El sindicalismo confederal, por último, está cumpliendo un buen papel en esta crisis, demostrando su responsabilidad y su capacidad de propuesta. Pero debe asimismo reaccionar organizativa y estratégicamente ante las continuas laceraciones del tejido social que está dejando, de forma muchas veces exasperada y fraudulenta, la acción económica de las empresas mediante la destrucción de empleo fundamentalmente temporal. La afectación de los sectores más débiles del trabajo asalariado, jóvenes de ambos sexos e inmigrantes, tiene el riesgo de su impunidad, puesto que se trata de sectores en los que el sindicalismo está menos arraigado o donde incluso no se conoce su forma de integrar la acción y el interés colectivo.
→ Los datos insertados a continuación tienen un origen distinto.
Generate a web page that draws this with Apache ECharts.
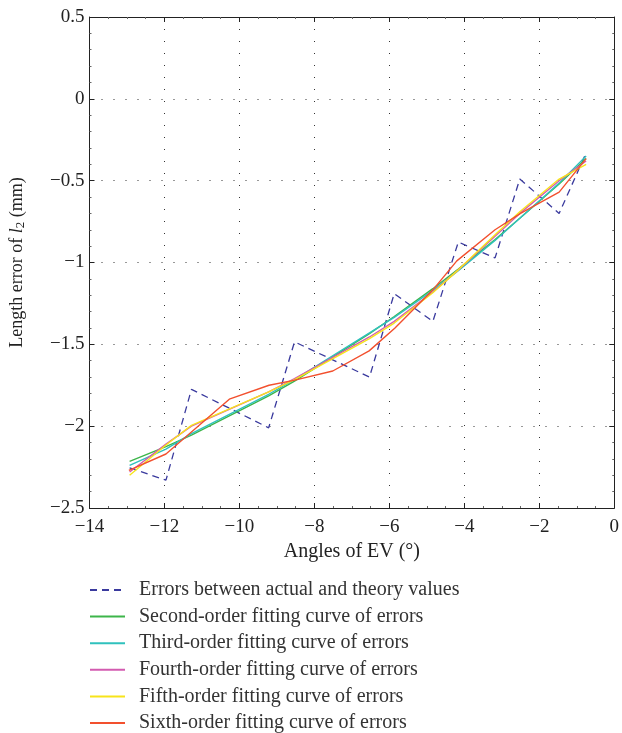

La apertura de procesos de movilización y de organización en estos sectores debe resultar prioritario, entre otras cosas para evitar un efecto de fragmentación continuada de la subjetividad del trabajo que erosione de forma grave la propia implantación y credibilidad del sindicato.
Las circunstancias son en efecto graves y todos los agentes sociales, económicos y políticos se encuentran bajo presión. Pero trabajar bajo presión es a veces una forma extrema, pero útil, de reformular hipótesis estratégicas que permitan iniciar una nueva etapa social y política en una clara dirección emancipadora.